# Books About German Shepherds



## Secretariat

Going to own a German Shepherd soon. Anyway, could anyone out there please recommend or suggest to me Good German Shepherds books?
Thanks In Advance.


----------



## cloudpump

Secretariat said:


> Going to own a German Shepherd soon. Anyway, could anyone out there please recommend or suggest to me Good German Shepherds books?
> Thanks In Advance.


Stories? Or breed information books? 

I like Maria Goodavage's books, and Cat Warrens book. But not sure what you are looking for. 
If you really want a read about the breed, look up Linda shaw


----------



## onyx'girl

THE book I would recommend is Linda Shaws. But it has sold out the first print so will hopefully go into a second print soon. 
Shawlein Fine Art & Purebred German Shepherd Dogs


----------



## Castlemaid

I'm on the wait list for a second edition copy.


----------



## LaurelCreek

I am sorry to hear that Linda Shaw's book is currently sold out. If anyone purchased multiple copies and has one to sell please send me a PM.

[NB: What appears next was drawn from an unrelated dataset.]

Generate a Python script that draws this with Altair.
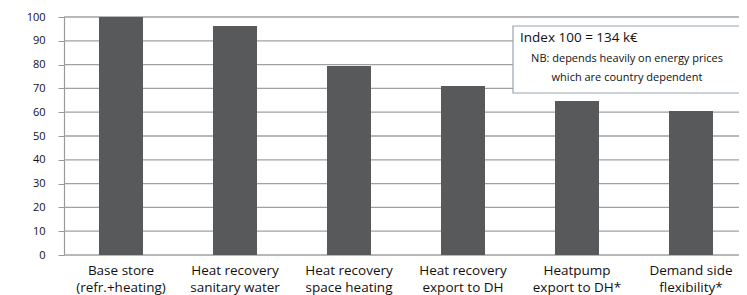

I had recently purchased a few older books that are quite good:

*The Total German Shepherd Dog *by Fred Lanting

*The German Shepherd Dog *by Brian H. Wootton

*The German Shepherd Dog, A Genetic History* by Malcolm B. Willis

Though the best source of information I've found so far are the people on this forum.


----------



## cloudpump

https://www.amazon.com/German-Shepherd-Dog-Word-Picture/dp/9993280054


----------



## TrainYourGSD.com

These are my favorites German Shepherd books:
1. Training Your German Shepherd Dog by Barrons
2. Your German Shepherd Puppy Month by Month
3. German Shepherd for Dummies
4. The German Shepherd Big Book by Amy Morford
5. German Shepherd Dog (Complete Pet Owner's Manual)

Hope these can help


----------



## WembleyDogsUK

That one is one of the most interesting stories I have read, should be good for your leisure time, I hope you will enjoy: War Dog: The no-man&apos;s land puppy who took to the skies By Damien Lewis | eBay


----------



## btapia

These books will definitely help me. Thanks!


----------



## kccochran

New to forum, new to GSD. Not new to dogs and dog training. Are these books still the best resource for bringing home a GSD puppy? Also, I'm trying to le my 16 y.o. son take the lead on training. I'm looking for a first time GSD puppy book.Amazon reviews are mixed so I am turning to this forum for help.


----------